Intended for healthcare professionals

Editorials

The BMJ requires data sharing on request for all trials

BMJ 2015; 350 doi: https://doi.org/10.1136/bmj.h2373 (Published 07 May 2015) Cite this as: BMJ 2015;350:h2373
  1. Elizabeth Loder, acting head of research ,
  2. Trish Groves, deputy editor and editor in chief, BMJ Open
  1. 1The BMJ, London, UK
  1. Correspondence to: E Loder eloder{at}bmj.com

Heeding calls from the Institute of Medicine, WHO, and the Nordic Trial Alliance, we are extending our policy

The movement to make data from clinical trials widely accessible has achieved enormous success, and it is now time for medical journals to play their part. From 1 July The BMJ will extend its requirements for data sharing to apply to all submitted clinical trials, not just those that test drugs or devices.1 The data transparency revolution is gathering pace.2 Last month, the World Health Organization (WHO) and the Nordic Trial Alliance released important declarations about clinical trial transparency.3 4

These announcements come on the heels of the US Institute of Medicine’s (IOM) report on sharing clinical trial data, which called for a transformation of existing scientific culture to one where “data sharing is the expected norm.”5 The efforts of industry, too, must be acknowledged, some of which caught many people by surprise. In particular, Medtronic’s cooperation with the Yale University Open Data project and GlaxoSmithKline’s leadership on data disclosure efforts stand out.6 7

WHO’s statement on public disclosure of clinical trial results and the accompanying rationale reiterate the organisation’s support for registration of clinical trials.8 WHO declares that the main results of clinical trials should be posted on a clinical trial registry or other acceptable website and submitted for journal publication within a year of study completion. The expectation is that results will be “made available publicly at most within 24 months of completion.” The statement does not call for mandatory sharing of primary data from trials but instead “encourages” sharing of research datasets “whenever appropriate.”

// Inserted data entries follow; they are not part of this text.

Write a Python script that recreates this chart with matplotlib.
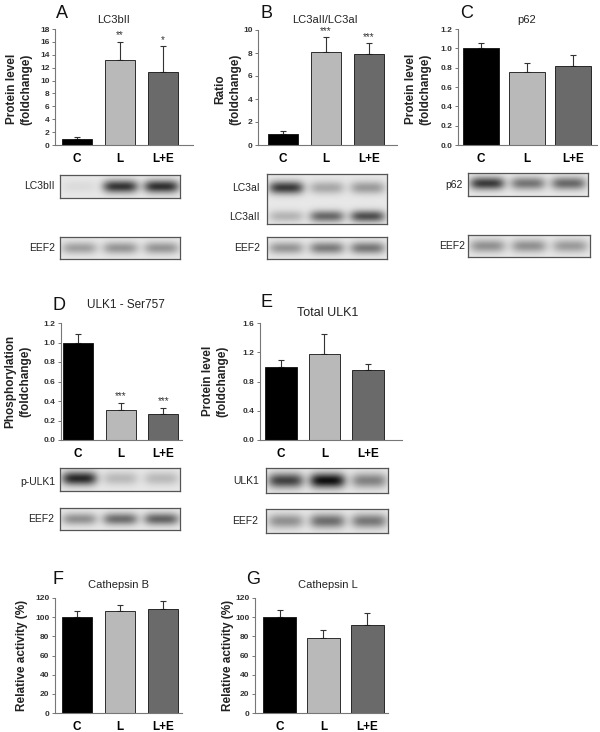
import numpy as np
import matplotlib
matplotlib.use("Agg")
import matplotlib.pyplot as plt

plt.rcParams['font.family'] = ['Liberation Sans', 'DejaVu Sans']

W, H = 600, 732
fig = plt.figure(figsize=(W / 100, H / 100), dpi=100)

# ---------------- data ----------------
groups = ["C", "L", "L+E"]
bar_colors = ["#000000", "#b9b9b9", "#6a6a6a"]

lc3b_mean = [1.0, 13.2, 11.3]
lc3b_err = [0.3, 2.8, 4.0]
lc3b_sig = ["", "**", "*"]

ratio_mean = [1.0, 8.05, 7.95]
ratio_err = [0.2, 1.3, 0.9]
ratio_sig = ["", "***", "***"]

p62_mean = [1.0, 0.76, 0.82]
p62_err = [0.06, 0.09, 0.11]
p62_sig = ["", "", ""]

pulk_mean = [1.0, 0.31, 0.265]
pulk_err = [0.09, 0.07, 0.065]
pulk_sig = ["", "***", "***"]

ulk_mean = [1.0, 1.18, 0.96]
ulk_err = [0.1, 0.27, 0.08]
ulk_sig = ["", "", ""]

catb_mean = [100, 106, 108.5]
catb_err = [6.5, 7, 8]
catb_sig = ["", "", ""]

catl_mean = [100, 78, 91.5]
catl_err = [7, 9, 13]
catl_sig = ["", "", ""]

# blot band darkness per lane (C, L, L+E)
band_lc3b = [0.05, 0.7, 0.72]
band_eef2_a = [0.28, 0.32, 0.32]
band_lc3ai = [0.68, 0.25, 0.3]
band_lc3aii = [0.2, 0.5, 0.6]
band_eef2_b = [0.32, 0.42, 0.44]
band_p62 = [0.68, 0.45, 0.5]
band_eef2_c = [0.34, 0.34, 0.3]
band_pulk = [0.75, 0.18, 0.18]
band_eef2_d = [0.34, 0.48, 0.52]
band_ulk = [0.65, 0.85, 0.4]
band_eef2_e = [0.34, 0.48, 0.44]


def add_ax(x0, y0, x1, y1):
    return fig.add_axes([x0 / W, 1 - y1 / H, (x1 - x0) / W, (y1 - y0) / H])


def bar_panel(box, xlim, ylim, ticks, fmt, means, errs, sigs, width=0.7):
    ax = add_ax(*box)
    x = np.arange(len(groups))
    ax.bar(x, means, width=width, color=bar_colors, edgecolor="#111111",
           linewidth=0.6, zorder=2)
    ax.errorbar(x, means, yerr=[np.zeros(len(errs)), errs], fmt="none",
                ecolor="#333333", elinewidth=0.8, capsize=2.5, capthick=0.8,
                zorder=1)
    rng = ylim[1] - ylim[0]
    for xi, m, e, s in zip(x, means, errs, sigs):
        if s:
            ax.text(xi, m + e + rng * 0.012, s, ha="center", va="bottom",
                    fontsize=7, color="#333333")
    ax.set_xlim(*xlim)
    ax.set_ylim(*ylim)
    ax.set_yticks(ticks)
    ax.set_yticklabels([fmt.format(t) for t in ticks])
    ax.set_xticks(x)
    ax.set_xticklabels(groups)
    for sp in ["top", "right"]:
        ax.spines[sp].set_visible(False)
    for sp in ["left", "bottom"]:
        ax.spines[sp].set_color("#777777")
        ax.spines[sp].set_linewidth(0.8)
    ax.tick_params(axis="y", length=2.5, width=0.7, color="#777777",
                   labelsize=6, labelcolor="#333333", pad=1.5)
    for lab in ax.get_yticklabels():
        lab.set_fontweight("bold")
    ax.tick_params(axis="x", length=0, labelsize=8.5, pad=6)
    for lab in ax.get_xticklabels():
        lab.set_fontweight("bold")
    ax.patch.set_alpha(0)
    return ax


def make_blot(box, rows, lanes=(0.16, 0.5, 0.84)):
    ax = add_ax(*box)
    ny, nx = 80, 240
    yy, xx = np.mgrid[0:ny, 0:nx]
    yf = yy / (ny - 1)
    xf = xx / (nx - 1)
    img = np.full((ny, nx), 0.91)
    for darks, yc, sy in rows:
        for lc, a in zip(lanes, darks):
            img -= a * np.exp(-((xf - lc) / 0.145) ** 4) * np.exp(-((yf - yc) / sy) ** 2)
    img = np.clip(img, 0, 1)
    ax.imshow(img, cmap="gray", vmin=0, vmax=1, aspect="auto",
              interpolation="bilinear", extent=[0, 1, 1, 0])
    ax.set_xticks([])
    ax.set_yticks([])
    for sp in ax.spines.values():
        sp.set_color("#555555")
        sp.set_linewidth(0.9)
    return ax


def label(x, y, s, **kw):
    fig.text(x / W, 1 - y / H, s, **kw)


def ylab(x, y, s):
    label(x, y, s, rotation=90, ha="center", va="center", fontsize=8.5,
          fontweight="bold", color="#222222", linespacing=1.3)


def title(x, y, s, size=8):
    label(x, y, s, ha="center", va="center", fontsize=size, color="#222222")


def letter(x, y, s):
    label(x, y, s, ha="center", va="center", fontsize=13, color="#111111")


def blot_label(x, y, s):
    label(x, y, s, ha="right", va="center", fontsize=7.5, color="#222222")


# ---------------- Panel A ----------------
bar_panel((55, 29, 193, 145), (-0.51, 2.70), (0, 18), np.arange(0, 19, 2), "{:.0f}",
          lc3b_mean, lc3b_err, lc3b_sig)
letter(62, 13, "A")
title(114, 20, "LC3bII")
ylab(19, 89, "Protein level\n(foldchange)")
make_blot((60, 175, 180, 198), [(band_lc3b, 0.5, 0.28)])
blot_label(55, 186, "LC3bII")
make_blot((60, 237, 180, 259), [(band_eef2_a, 0.5, 0.28)])
blot_label(55, 248, "EEF2")

# ---------------- Panel B ----------------
bar_panel((258, 30, 397, 145), (-0.58, 2.65), (0, 10), np.arange(0, 11, 2), "{:.0f}",
          ratio_mean, ratio_err, ratio_sig)
letter(267, 13, "B")
title(325, 20, "LC3aII/LC3aI")
ylab(228, 89, "Ratio\n(foldchange)")
make_blot((267, 174, 387, 224), [(band_lc3ai, 0.27, 0.13), (band_lc3aii, 0.85, 0.12)])
blot_label(260, 188, "LC3aI")
blot_label(260, 217, "LC3aII")
make_blot((267, 237, 387, 259), [(band_eef2_b, 0.5, 0.28)])
blot_label(260, 248, "EEF2")

# ---------------- Panel C ----------------
bar_panel((458, 29, 597, 145), (-0.5, 2.52), (0, 1.2), np.round(np.arange(0, 1.21, 0.2), 1),
          "{:.1f}", p62_mean, p62_err, p62_sig, width=0.78)
letter(467, 13, "C")
title(527, 20, "p62")
ylab(418, 89, "Protein level\n(foldchange)")
make_blot((468, 173, 588, 196), [(band_p62, 0.45, 0.28)])
blot_label(463, 185, "p62")
make_blot((468, 235, 590, 257), [(band_eef2_c, 0.5, 0.3)])
blot_label(465, 246, "EEF2")

# ---------------- Panel D ----------------
bar_panel((61, 323, 182, 440), (-0.4, 2.44), (0, 1.2), np.round(np.arange(0, 1.21, 0.2), 1),
          "{:.1f}", pulk_mean, pulk_err, pulk_sig)
letter(59, 305, "D")
title(126, 305, "ULK1 - Ser757", size=8.5)
ylab(18, 381, "Phosphorylation\n(foldchange)")
make_blot((60, 468, 180, 491), [(band_pulk, 0.45, 0.3)])
blot_label(55, 482, "p-ULK1")
make_blot((60, 508, 180, 530), [(band_eef2_d, 0.5, 0.28)])
blot_label(54, 519, "EEF2")

# ---------------- Panel E ----------------
bar_panel((260, 323, 402, 440), (-0.48, 2.78), (0, 1.6), np.round(np.arange(0, 1.61, 0.4), 1),
          "{:.1f}", ulk_mean, ulk_err, ulk_sig, width=0.73)
letter(267, 303, "E")
title(328, 313, "Total ULK1", size=9)
ylab(215, 381, "Protein level\n(foldchange)")
make_blot((266, 468, 388, 493), [(band_ulk, 0.5, 0.3)])
blot_label(259, 481, "ULK1")
make_blot((266, 509, 388, 533), [(band_eef2_e, 0.5, 0.3)])
blot_label(258, 521, "EEF2")

# ---------------- Panel F ----------------
bar_panel((55, 598, 182, 713), (-0.51, 2.44), (0, 120), np.arange(0, 121, 20), "{:.0f}",
          catb_mean, catb_err, catb_sig)
letter(58, 580, "F")
title(119, 585, "Cathepsin B")
ylab(22, 655, "Relative activity (%)")

# ---------------- Panel G ----------------
bar_panel((255, 598, 388, 713), (-0.56, 2.47), (0, 120), np.arange(0, 121, 20), "{:.0f}",
          catl_mean, catl_err, catl_sig, width=0.75)
letter(253, 580, "G")
title(328, 585, "Cathepsin L")
ylab(228, 655, "Relative activity (%)")

fig.savefig("out.png", dpi=100, facecolor="white")
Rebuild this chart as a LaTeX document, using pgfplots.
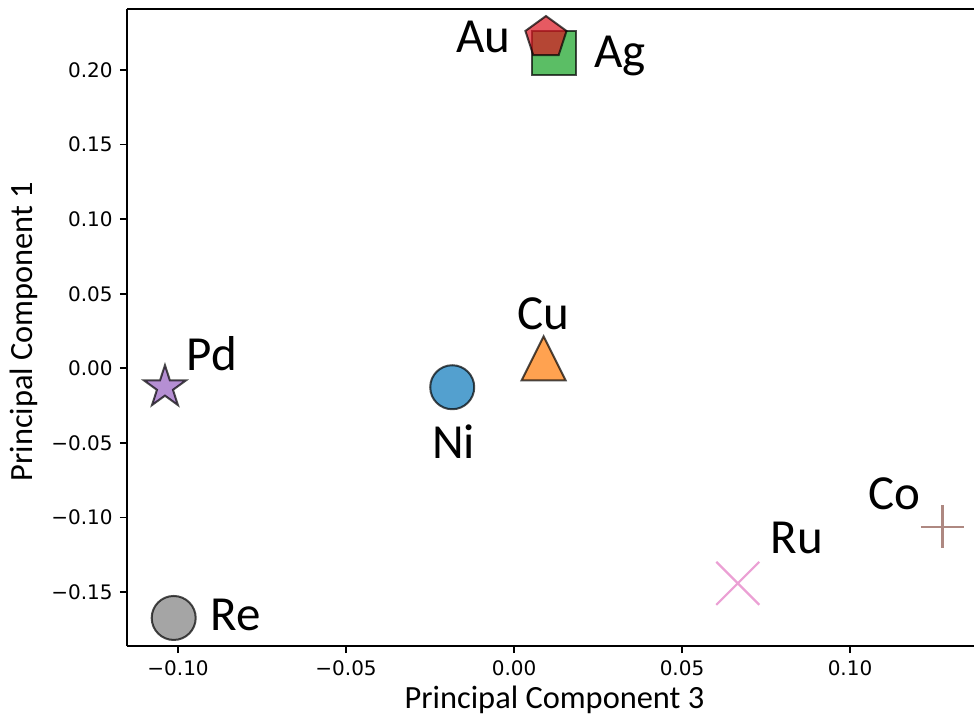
\documentclass[border=0pt]{standalone}
\usepackage{pgfplots}
\pgfplotsset{compat=1.18}
\usepackage{fontspec}
\setmainfont{Carlito}
\newfontfamily\dejavu{DejaVu Sans}
\usetikzlibrary{plotmarks}

\definecolor{tblue}{HTML}{0A77BA}
\definecolor{torange}{HTML}{FF7A05}
\definecolor{tgreen}{HTML}{16A324}
\definecolor{tred}{HTML}{DC1420}
\definecolor{tpurple}{HTML}{9660C0}
\definecolor{tbrown}{HTML}{8C564B}
\definecolor{tpink}{HTML}{E377C2}
\definecolor{tgray}{HTML}{7F7F7F}

\pgfdeclareplotmark{mpent}{%
  \pgfpathmoveto{\pgfqpointpolar{90}{\pgfplotmarksize}}%
  \pgfpathlineto{\pgfqpointpolar{162}{\pgfplotmarksize}}%
  \pgfpathlineto{\pgfqpointpolar{234}{\pgfplotmarksize}}%
  \pgfpathlineto{\pgfqpointpolar{306}{\pgfplotmarksize}}%
  \pgfpathlineto{\pgfqpointpolar{18}{\pgfplotmarksize}}%
  \pgfpathclose
  \pgfusepathqfillstroke}
\pgfdeclareplotmark{mstar}{%
  \pgfpathmoveto{\pgfqpointpolar{90}{\pgfplotmarksize}}%
  \pgfpathlineto{\pgfqpointpolar{126}{0.382\pgfplotmarksize}}%
  \pgfpathlineto{\pgfqpointpolar{162}{\pgfplotmarksize}}%
  \pgfpathlineto{\pgfqpointpolar{198}{0.382\pgfplotmarksize}}%
  \pgfpathlineto{\pgfqpointpolar{234}{\pgfplotmarksize}}%
  \pgfpathlineto{\pgfqpointpolar{270}{0.382\pgfplotmarksize}}%
  \pgfpathlineto{\pgfqpointpolar{306}{\pgfplotmarksize}}%
  \pgfpathlineto{\pgfqpointpolar{342}{0.382\pgfplotmarksize}}%
  \pgfpathlineto{\pgfqpointpolar{18}{\pgfplotmarksize}}%
  \pgfpathlineto{\pgfqpointpolar{54}{0.382\pgfplotmarksize}}%
  \pgfpathclose
  \pgfusepathqfillstroke}
\pgfdeclareplotmark{mtri}{%
  \pgfpathmoveto{\pgfqpoint{0pt}{\pgfplotmarksize}}%
  \pgfpathlineto{\pgfqpoint{-\pgfplotmarksize}{-\pgfplotmarksize}}%
  \pgfpathlineto{\pgfqpoint{\pgfplotmarksize}{-\pgfplotmarksize}}%
  \pgfpathclose
  \pgfusepathqfillstroke}
\pgfdeclareplotmark{mx}{%
  \pgfpathmoveto{\pgfqpoint{-\pgfplotmarksize}{-\pgfplotmarksize}}%
  \pgfpathlineto{\pgfqpoint{\pgfplotmarksize}{\pgfplotmarksize}}%
  \pgfpathmoveto{\pgfqpoint{-\pgfplotmarksize}{\pgfplotmarksize}}%
  \pgfpathlineto{\pgfqpoint{\pgfplotmarksize}{-\pgfplotmarksize}}%
  \pgfusepathqstroke}
\pgfdeclareplotmark{mplus}{%
  \pgfpathmoveto{\pgfqpoint{-\pgfplotmarksize}{0pt}}%
  \pgfpathlineto{\pgfqpoint{\pgfplotmarksize}{0pt}}%
  \pgfpathmoveto{\pgfqpoint{0pt}{\pgfplotmarksize}}%
  \pgfpathlineto{\pgfqpoint{0pt}{-\pgfplotmarksize}}%
  \pgfusepathqstroke}

\tikzset{
  mk/.style={line width=1pt, line join=miter, draw=black, draw opacity=0.7, fill opacity=0.7, fill=#1},
  ml/.style={line width=1.1pt, draw=#1, draw opacity=0.7},
}

\begin{document}
\begin{tikzpicture}
\begin{axis}[
  name=ax,
  scale only axis,
  width=423.5pt, height=318.5pt,
  xmin=-0.1152, xmax=0.1369,
  ymin=-0.1862, ymax=0.2409,
  axis x line*=box, axis y line*=left,
  axis line style={line width=0.8pt, black},
  tick align=outside,
  xtick pos=bottom, ytick pos=left,
  major tick length=3.5pt,
  tick style={line width=0.8pt, black},
  xtick={-0.10,-0.05,0,0.05,0.10},
  xticklabels={−0.10,−0.05,0.00,0.05,0.10},
  ytick={-0.15,-0.10,-0.05,0,0.05,0.10,0.15,0.20},
  yticklabels={−0.15,−0.10,−0.05,0.00,0.05,0.10,0.15,0.20},
  tick label style={font=\dejavu\fontsize{10}{12}\selectfont, inner sep=0pt},
  xticklabel style={yshift=-3.5pt},
  yticklabel style={xshift=-3.5pt},
  xlabel={Principal Component 3},
  ylabel={Principal Component 1},
  xlabel style={font=\fontsize{16.2}{19}\selectfont, inner sep=0pt, anchor=base,
    at={([xshift=2pt,yshift=-31pt]axis description cs:0.5,0)}},
  ylabel style={font=\fontsize{16.2}{19}\selectfont, inner sep=0pt, anchor=base,
    at={([xshift=-47pt,yshift=-2pt]axis description cs:0,0.5)}},
  clip=false,
  only marks,
]
% Ni
\addplot[mark=*, mark size=11pt, mark options={mk=tblue}] coordinates {(-0.0184,-0.0127)};
% Cu
\addplot[mark=mtri, mark size=11pt, mark options={mk=torange}] coordinates {(0.0088,0.0067)};
% Ag
\addplot[mark=square*, mark size=11pt, mark options={mk=tgreen}] coordinates {(0.0119,0.2111)};
% Au
\addplot[mark=mpent, mark size=10.8pt, mark options={mk=tred}] coordinates {(0.0095,0.2217)};
% Pd
\addplot[mark=mstar, mark size=11pt, mark options={mk=tpurple}] coordinates {(-0.1039,-0.0127)};
% Co
\addplot[mark=mplus, mark size=10.75pt, mark options={ml=tbrown}] coordinates {(0.1275,-0.1062)};
% Ru
\addplot[mark=mx, mark size=10.75pt, mark options={ml=tpink}] coordinates {(0.0666,-0.1442)};
% Re
\addplot[mark=*, mark size=11pt, mark options={mk=tgray}] coordinates {(-0.1013,-0.1674)};

\begin{scope}[every node/.style={font=\fontsize{24.5}{28}\selectfont, inner sep=0pt}]
\node[anchor=base east] at (axis cs:-0.0009,0.2114) {Au};
\node[anchor=base west] at (axis cs:0.0238,0.2020) {Ag};
\node[anchor=base] at (axis cs:0.0086,0.0261) {Cu};
\node[anchor=base west] at (axis cs:-0.0976,-0.0013) {Pd};
\node[anchor=base] at (axis cs:-0.0180,-0.0603) {Ni};
\node[anchor=base west] at (axis cs:-0.0905,-0.1761) {Re};
\node[anchor=base west] at (axis cs:0.0762,-0.1245) {Ru};
\node[anchor=base west] at (axis cs:0.1054,-0.0946) {Co};
\end{scope}
\end{axis}
\pgfresetboundingbox
\path[use as bounding box] ([xshift=-63.5pt,yshift=-36.5pt]ax.south west) rectangle ([yshift=4.5pt]ax.north east);
\end{tikzpicture}
\end{document}
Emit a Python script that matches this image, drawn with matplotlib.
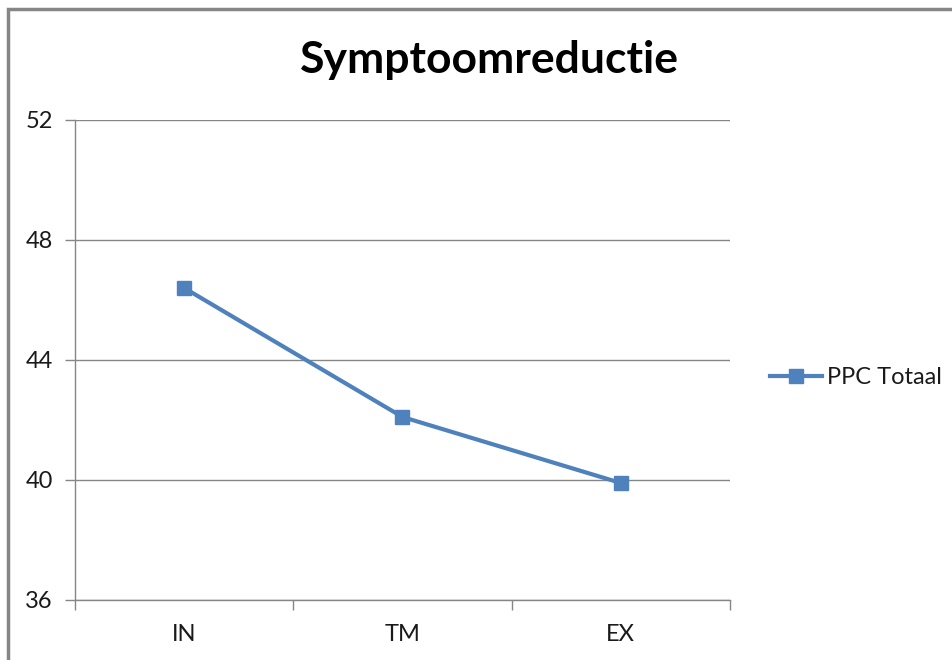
import numpy as np
import matplotlib.pyplot as plt
from matplotlib.patches import Rectangle
from matplotlib.lines import Line2D

plt.rcParams['font.family'] = ['Lato', 'DejaVu Sans']

categories = ['IN', 'TM', 'EX']
ppc_totaal = [46.4, 42.1, 39.9]
yticks = [36, 40, 44, 48, 52]

blue = '#4F81BD'
grid = '#868686'
txt = '#1a1a1a'

fig = plt.figure(figsize=(9.53, 6.6), dpi=100)
ax = fig.add_axes([75 / 953, 60 / 660, 655 / 953, 480 / 660])

x = np.arange(len(categories))
ax.plot(x, ppc_totaal, color=blue, lw=3, marker='s', markersize=10,
        markeredgecolor=blue, label='PPC Totaal', zorder=3)

ax.set_xlim(-0.5, len(categories) - 0.5)
ax.set_ylim(yticks[0], yticks[-1])
ax.set_yticks(yticks)
ax.grid(axis='y', color=grid, lw=1)

ax.set_xticks(np.arange(len(categories) + 1) - 0.5)
ax.set_xticklabels([])
ax.set_xticks(x, minor=True)
ax.set_xticklabels(categories, minor=True)
ax.tick_params(axis='x', which='minor', length=0, pad=17, labelsize=17,
               labelcolor=txt)
ax.tick_params(axis='x', which='major', length=7, color=grid, width=1)
ax.tick_params(axis='y', length=7, color=grid, width=1, pad=9, labelsize=17,
               labelcolor=txt)

for side in ['top', 'right']:
    ax.spines[side].set_visible(False)
for side in ['left', 'bottom']:
    ax.spines[side].set_color(grid)
    ax.spines[side].set_linewidth(1)

fig.text(489 / 953, 1 - 60 / 660, 'Symptoomreductie', ha='center', va='center',
         fontsize=32, fontweight='bold', color='black')

# legend
handle = Line2D([], [], color=blue, lw=3, marker='s', markersize=10)
fig.legend([handle], ['PPC Totaal'], loc='center left',
           bbox_to_anchor=(749 / 953, 1 - 378 / 660), frameon=False,
           fontsize=17, handlelength=2.2, handletextpad=0.2, labelcolor=txt)

# chart border
fig.patches.append(Rectangle((8 / 953, -0.05), 1.2, 1 - 9 / 660 + 0.05,
                             transform=fig.transFigure, fill=False,
                             edgecolor='#868686', lw=2.5))

fig.savefig('out.png', dpi=100)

In a move that is particularly welcomed by Ben Goldacre, cofounder of the AllTrials campaign,2 WHO also recommends disclosure of previously conducted but unreported clinical trials in a searchable and free registry and says it is “desirable” that these trials should be published in a peer reviewed journal. Goldacre notes that this is important because “the overwhelming majority of prescriptions today are for treatments that came onto the market—and were therefore researched—over the preceding decades rather than the past five years.”9

The Nordic Trial Alliance report is bolder and far more visionary than the WHO statement. Its authors declare their ambition “to make clinical research conducted in the Nordic region the most trusted clinical research in the world.” They outline the current state of data transparency in individual Nordic countries and then provide a detailed account of what needs to change. This includes “public upload of . . . individual participant data” after the report of the clinical trial is published. The alliance envisages a “Nordic transparency council” to serve as a “central, trusted public party” that would oversee the storage and dissemination of trial data.

Finally, it calls on a range of public, private, and academic institutions and citizens to “formulate clear laws, regulations, and guidelines.” Such regulations “must specify that lack of transparency and trial registration is a serious offense and that attempts to re-identify . . . participant data are a breach of law, with severe consequences.”4

Extending The BMJ’s data sharing policy to all clinical trials

The BMJ was one of the first medical journals to require sharing of individual patient data for trials of drugs or devices. That policy took effect in January 2013 and specified that such trials would be considered for publication only if the authors agreed to make the relevant anonymised patient level data available on reasonable request.10 We are very pleased that, to date, all authors have agreed, and we have not rejected a single paper for non-compliance. The Dryad data repository is an option for any authors who want a place to store their open, anonymised datasets.11

Our initial data sharing policy focused on trials of drug and devices because many high profile, serious allegations of selective or non-reporting of trial results related to such products.12 13 Growing experience and evidence show, though, that reporting problems are not limited to the corporate sector but affect academic and government sponsored trials as well.14 Additionally, tighter regulation of drugs and devices has produced an explosion of commercial interest in more lightly regulated “apps” and other non-pharmacological treatments.15 It is difficult to argue that these studies should be exempt from the imperative to share data.

Hoarding data and limiting access to them is inimical to the data sharing society envisioned in the IOM report. Making anonymised patient level data from clinical trials available for independent scrutiny allows other researchers to replicate key analyses, reduces the possibility that studies will be unnecessarily duplicated, and maximises use of the information from trials—an important moral obligation to trial participants. An initial investment of time and money is needed to prepare trial data for sharing, but after the first use there are few additional costs; in essence, the value of the data increases with each use.

Notes

Cite this as: BMJ 2015;350:h2373

Footnotes

  • Competing interests: We have read and understood BMJ policy on declaration of interests and declare The BMJ is a cofounder of the AllTrials campaign.

  • Provenance and peer review: Commissioned; not externally peer reviewed.